MATERIAL TO PROCESS:
┏━━
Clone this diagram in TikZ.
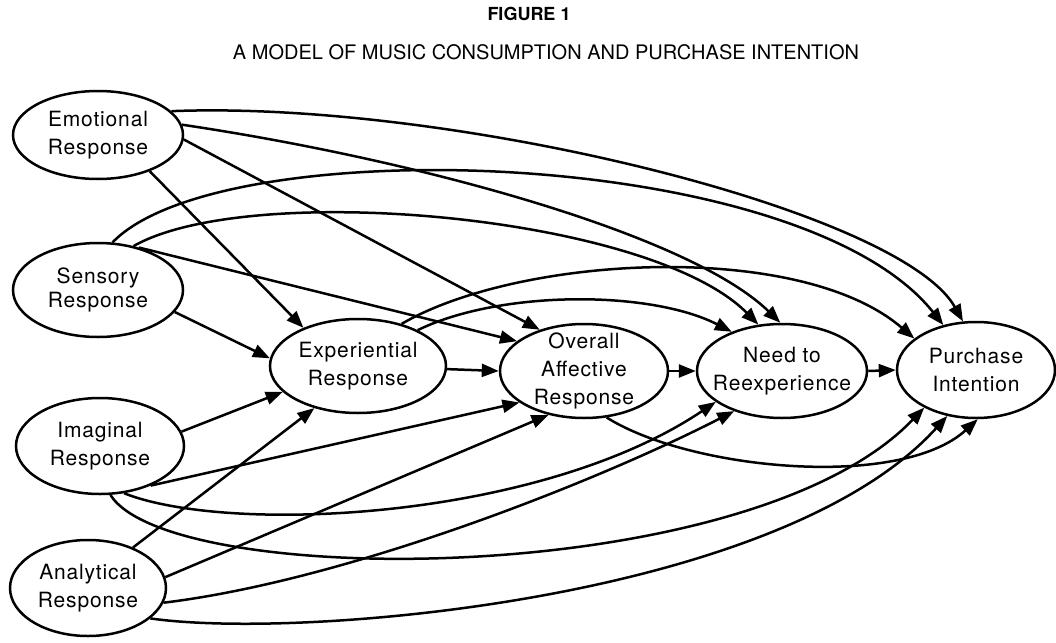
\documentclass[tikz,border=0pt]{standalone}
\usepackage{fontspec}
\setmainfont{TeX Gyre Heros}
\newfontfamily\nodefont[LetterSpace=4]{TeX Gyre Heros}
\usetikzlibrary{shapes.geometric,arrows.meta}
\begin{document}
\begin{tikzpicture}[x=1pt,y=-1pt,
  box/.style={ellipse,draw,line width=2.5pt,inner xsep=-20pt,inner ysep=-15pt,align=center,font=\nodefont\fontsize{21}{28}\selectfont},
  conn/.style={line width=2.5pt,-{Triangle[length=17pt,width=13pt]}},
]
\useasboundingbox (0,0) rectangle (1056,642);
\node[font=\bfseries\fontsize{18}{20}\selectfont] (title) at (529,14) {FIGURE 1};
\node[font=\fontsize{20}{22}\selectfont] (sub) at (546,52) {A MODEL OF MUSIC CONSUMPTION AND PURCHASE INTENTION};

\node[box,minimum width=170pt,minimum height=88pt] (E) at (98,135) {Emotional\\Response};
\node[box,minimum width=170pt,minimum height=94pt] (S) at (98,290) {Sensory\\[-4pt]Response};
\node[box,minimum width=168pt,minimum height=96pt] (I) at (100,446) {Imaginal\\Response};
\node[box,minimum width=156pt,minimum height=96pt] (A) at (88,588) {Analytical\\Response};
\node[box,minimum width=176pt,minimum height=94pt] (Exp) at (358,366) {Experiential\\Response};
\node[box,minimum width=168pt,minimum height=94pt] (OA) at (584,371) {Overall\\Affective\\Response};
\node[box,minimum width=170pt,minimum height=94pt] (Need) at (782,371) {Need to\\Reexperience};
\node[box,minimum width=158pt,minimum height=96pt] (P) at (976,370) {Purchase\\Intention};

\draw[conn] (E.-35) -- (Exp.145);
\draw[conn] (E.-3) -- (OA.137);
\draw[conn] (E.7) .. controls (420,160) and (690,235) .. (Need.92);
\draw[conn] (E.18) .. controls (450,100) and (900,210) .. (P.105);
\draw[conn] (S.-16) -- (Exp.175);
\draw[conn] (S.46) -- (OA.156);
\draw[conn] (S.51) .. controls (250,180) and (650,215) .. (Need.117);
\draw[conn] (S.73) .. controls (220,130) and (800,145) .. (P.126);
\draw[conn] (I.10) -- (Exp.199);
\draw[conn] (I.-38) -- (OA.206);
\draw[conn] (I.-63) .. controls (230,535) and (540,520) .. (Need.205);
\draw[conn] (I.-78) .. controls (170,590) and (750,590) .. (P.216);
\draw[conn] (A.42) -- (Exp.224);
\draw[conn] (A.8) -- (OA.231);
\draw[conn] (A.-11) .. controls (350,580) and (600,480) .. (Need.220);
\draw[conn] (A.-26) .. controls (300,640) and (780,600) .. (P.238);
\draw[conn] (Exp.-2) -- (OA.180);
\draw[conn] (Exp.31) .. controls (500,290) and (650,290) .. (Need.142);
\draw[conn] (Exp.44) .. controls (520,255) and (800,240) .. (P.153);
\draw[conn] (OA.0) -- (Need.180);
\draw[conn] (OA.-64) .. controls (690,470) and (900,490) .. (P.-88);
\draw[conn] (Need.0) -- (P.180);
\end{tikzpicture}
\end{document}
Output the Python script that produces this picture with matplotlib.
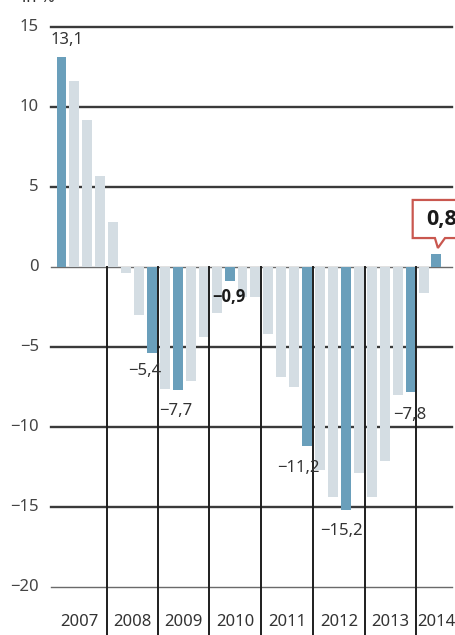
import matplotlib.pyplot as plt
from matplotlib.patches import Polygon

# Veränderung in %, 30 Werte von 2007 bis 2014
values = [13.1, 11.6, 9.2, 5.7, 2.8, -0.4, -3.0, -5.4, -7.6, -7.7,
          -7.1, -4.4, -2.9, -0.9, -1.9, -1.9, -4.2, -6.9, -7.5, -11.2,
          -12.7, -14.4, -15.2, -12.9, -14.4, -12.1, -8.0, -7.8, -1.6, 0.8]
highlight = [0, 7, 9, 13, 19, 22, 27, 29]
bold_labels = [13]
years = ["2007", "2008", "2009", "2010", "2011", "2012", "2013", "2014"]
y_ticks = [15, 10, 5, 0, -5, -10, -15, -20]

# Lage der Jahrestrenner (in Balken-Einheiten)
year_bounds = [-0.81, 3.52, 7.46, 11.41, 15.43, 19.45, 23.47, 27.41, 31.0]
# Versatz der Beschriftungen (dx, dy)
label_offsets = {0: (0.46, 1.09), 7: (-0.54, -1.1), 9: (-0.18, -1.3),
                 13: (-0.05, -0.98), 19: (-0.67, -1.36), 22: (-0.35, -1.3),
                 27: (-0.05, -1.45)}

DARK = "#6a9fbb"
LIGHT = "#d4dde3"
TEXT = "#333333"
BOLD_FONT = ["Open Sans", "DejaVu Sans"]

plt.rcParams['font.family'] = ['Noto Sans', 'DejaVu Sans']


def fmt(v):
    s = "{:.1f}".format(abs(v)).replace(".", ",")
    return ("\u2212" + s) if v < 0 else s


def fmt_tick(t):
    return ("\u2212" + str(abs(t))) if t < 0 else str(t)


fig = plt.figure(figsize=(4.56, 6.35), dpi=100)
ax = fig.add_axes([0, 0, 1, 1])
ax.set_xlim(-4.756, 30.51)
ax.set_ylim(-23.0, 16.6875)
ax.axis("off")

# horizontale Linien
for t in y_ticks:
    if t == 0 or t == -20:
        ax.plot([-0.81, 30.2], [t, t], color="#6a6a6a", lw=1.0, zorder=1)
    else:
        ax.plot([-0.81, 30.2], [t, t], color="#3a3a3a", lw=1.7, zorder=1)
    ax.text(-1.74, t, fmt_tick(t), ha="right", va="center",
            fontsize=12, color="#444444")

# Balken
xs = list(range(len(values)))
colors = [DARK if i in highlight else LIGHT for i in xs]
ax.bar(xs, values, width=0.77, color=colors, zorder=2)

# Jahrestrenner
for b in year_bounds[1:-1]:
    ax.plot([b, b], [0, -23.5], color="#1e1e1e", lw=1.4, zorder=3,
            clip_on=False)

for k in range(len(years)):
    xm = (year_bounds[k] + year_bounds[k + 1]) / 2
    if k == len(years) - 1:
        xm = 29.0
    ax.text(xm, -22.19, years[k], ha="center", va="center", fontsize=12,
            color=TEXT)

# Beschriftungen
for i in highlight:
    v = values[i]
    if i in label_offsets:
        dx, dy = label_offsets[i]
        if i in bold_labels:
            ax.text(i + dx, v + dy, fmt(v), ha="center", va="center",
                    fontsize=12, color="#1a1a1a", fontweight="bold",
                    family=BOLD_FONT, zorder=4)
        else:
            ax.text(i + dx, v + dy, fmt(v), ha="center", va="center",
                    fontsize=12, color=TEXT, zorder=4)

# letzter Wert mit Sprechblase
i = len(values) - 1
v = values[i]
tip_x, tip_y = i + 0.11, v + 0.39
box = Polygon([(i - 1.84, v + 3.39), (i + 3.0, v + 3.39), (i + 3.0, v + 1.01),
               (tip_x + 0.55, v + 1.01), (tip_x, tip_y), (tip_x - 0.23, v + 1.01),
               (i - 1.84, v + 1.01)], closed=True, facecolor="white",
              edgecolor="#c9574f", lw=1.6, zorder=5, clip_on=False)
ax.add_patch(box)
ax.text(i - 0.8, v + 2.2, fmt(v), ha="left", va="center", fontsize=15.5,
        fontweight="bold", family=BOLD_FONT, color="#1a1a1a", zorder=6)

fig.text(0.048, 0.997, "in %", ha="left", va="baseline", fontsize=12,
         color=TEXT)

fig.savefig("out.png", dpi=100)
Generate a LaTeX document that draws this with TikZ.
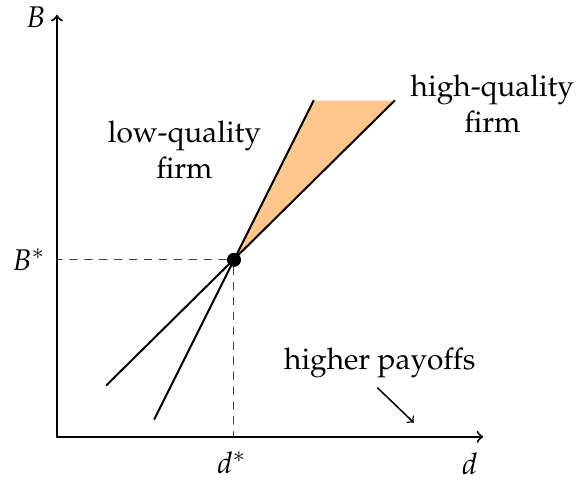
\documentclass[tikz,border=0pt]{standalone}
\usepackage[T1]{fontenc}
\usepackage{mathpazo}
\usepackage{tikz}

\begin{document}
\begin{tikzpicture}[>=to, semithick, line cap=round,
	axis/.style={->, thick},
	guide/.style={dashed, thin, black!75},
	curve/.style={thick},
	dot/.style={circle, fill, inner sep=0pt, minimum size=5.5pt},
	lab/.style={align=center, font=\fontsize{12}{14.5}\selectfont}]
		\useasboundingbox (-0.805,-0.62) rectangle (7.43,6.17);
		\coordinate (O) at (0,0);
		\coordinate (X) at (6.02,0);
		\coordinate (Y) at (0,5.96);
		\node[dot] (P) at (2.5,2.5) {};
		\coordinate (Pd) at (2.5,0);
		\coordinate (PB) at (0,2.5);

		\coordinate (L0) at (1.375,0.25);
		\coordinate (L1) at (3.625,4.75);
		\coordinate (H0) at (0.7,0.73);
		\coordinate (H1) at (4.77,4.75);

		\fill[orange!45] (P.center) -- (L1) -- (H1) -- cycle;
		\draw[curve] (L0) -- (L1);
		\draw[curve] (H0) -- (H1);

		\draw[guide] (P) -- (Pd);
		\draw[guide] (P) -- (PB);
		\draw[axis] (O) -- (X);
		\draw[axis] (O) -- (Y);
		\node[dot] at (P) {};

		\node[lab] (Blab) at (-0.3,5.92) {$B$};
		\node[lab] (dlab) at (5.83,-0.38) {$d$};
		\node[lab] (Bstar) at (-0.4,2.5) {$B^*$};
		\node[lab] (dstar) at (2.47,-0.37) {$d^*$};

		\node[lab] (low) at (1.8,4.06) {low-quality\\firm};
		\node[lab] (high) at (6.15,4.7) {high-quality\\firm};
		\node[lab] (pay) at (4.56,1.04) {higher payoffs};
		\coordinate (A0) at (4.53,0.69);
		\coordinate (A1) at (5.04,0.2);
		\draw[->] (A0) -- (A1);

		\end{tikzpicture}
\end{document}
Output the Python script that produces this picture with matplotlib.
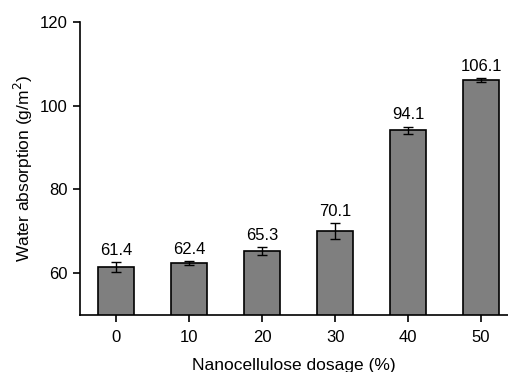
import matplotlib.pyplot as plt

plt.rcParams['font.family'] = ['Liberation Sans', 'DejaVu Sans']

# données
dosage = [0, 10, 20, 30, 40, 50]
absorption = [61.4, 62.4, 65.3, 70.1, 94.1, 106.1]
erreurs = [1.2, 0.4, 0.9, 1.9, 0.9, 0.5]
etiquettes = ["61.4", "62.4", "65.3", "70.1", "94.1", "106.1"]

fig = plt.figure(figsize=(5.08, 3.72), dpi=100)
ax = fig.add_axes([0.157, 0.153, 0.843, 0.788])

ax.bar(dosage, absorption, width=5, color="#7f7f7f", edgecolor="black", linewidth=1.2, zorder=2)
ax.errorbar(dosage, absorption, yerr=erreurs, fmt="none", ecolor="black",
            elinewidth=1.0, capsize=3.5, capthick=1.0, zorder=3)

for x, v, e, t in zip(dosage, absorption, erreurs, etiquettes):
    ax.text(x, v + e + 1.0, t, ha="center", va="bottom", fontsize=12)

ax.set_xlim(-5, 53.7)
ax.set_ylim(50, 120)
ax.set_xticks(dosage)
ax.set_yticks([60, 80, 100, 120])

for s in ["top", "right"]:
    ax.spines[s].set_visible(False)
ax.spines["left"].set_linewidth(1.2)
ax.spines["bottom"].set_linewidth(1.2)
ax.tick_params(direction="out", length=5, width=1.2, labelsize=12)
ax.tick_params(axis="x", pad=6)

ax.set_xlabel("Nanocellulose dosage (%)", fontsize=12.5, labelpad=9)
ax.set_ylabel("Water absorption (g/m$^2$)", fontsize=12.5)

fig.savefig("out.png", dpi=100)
┗━━
Pictures in the material above should be skipped; print exactly the lines from the one with "Generate a LaTeX" through the one with "elinewidth=1.0, capsize=3.5, capthick=1.0, zorder=3)".

Generate a LaTeX document that draws this with TikZ.
\documentclass[tikz,border=0pt]{standalone}
\usepackage[T1]{fontenc}
\usepackage{mathpazo}
\usepackage{tikz}

\begin{document}
\begin{tikzpicture}[>=to, semithick, line cap=round,
	axis/.style={->, thick},
	guide/.style={dashed, thin, black!75},
	curve/.style={thick},
	dot/.style={circle, fill, inner sep=0pt, minimum size=5.5pt},
	lab/.style={align=center, font=\fontsize{12}{14.5}\selectfont}]
		\useasboundingbox (-0.805,-0.62) rectangle (7.43,6.17);
		\coordinate (O) at (0,0);
		\coordinate (X) at (6.02,0);
		\coordinate (Y) at (0,5.96);
		\node[dot] (P) at (2.5,2.5) {};
		\coordinate (Pd) at (2.5,0);
		\coordinate (PB) at (0,2.5);

		\coordinate (L0) at (1.375,0.25);
		\coordinate (L1) at (3.625,4.75);
		\coordinate (H0) at (0.7,0.73);
		\coordinate (H1) at (4.77,4.75);

		\fill[orange!45] (P.center) -- (L1) -- (H1) -- cycle;
		\draw[curve] (L0) -- (L1);
		\draw[curve] (H0) -- (H1);

		\draw[guide] (P) -- (Pd);
		\draw[guide] (P) -- (PB);
		\draw[axis] (O) -- (X);
		\draw[axis] (O) -- (Y);
		\node[dot] at (P) {};

		\node[lab] (Blab) at (-0.3,5.92) {$B$};
		\node[lab] (dlab) at (5.83,-0.38) {$d$};
		\node[lab] (Bstar) at (-0.4,2.5) {$B^*$};
		\node[lab] (dstar) at (2.47,-0.37) {$d^*$};

		\node[lab] (low) at (1.8,4.06) {low-quality\\firm};
		\node[lab] (high) at (6.15,4.7) {high-quality\\firm};
		\node[lab] (pay) at (4.56,1.04) {higher payoffs};
		\coordinate (A0) at (4.53,0.69);
		\coordinate (A1) at (5.04,0.2);
		\draw[->] (A0) -- (A1);

		\end{tikzpicture}
\end{document}
Output the Python script that produces this picture with matplotlib.
import matplotlib.pyplot as plt

plt.rcParams['font.family'] = ['Liberation Sans', 'DejaVu Sans']

# données
dosage = [0, 10, 20, 30, 40, 50]
absorption = [61.4, 62.4, 65.3, 70.1, 94.1, 106.1]
erreurs = [1.2, 0.4, 0.9, 1.9, 0.9, 0.5]
etiquettes = ["61.4", "62.4", "65.3", "70.1", "94.1", "106.1"]

fig = plt.figure(figsize=(5.08, 3.72), dpi=100)
ax = fig.add_axes([0.157, 0.153, 0.843, 0.788])

ax.bar(dosage, absorption, width=5, color="#7f7f7f", edgecolor="black", linewidth=1.2, zorder=2)
ax.errorbar(dosage, absorption, yerr=erreurs, fmt="none", ecolor="black",
            elinewidth=1.0, capsize=3.5, capthick=1.0, zorder=3)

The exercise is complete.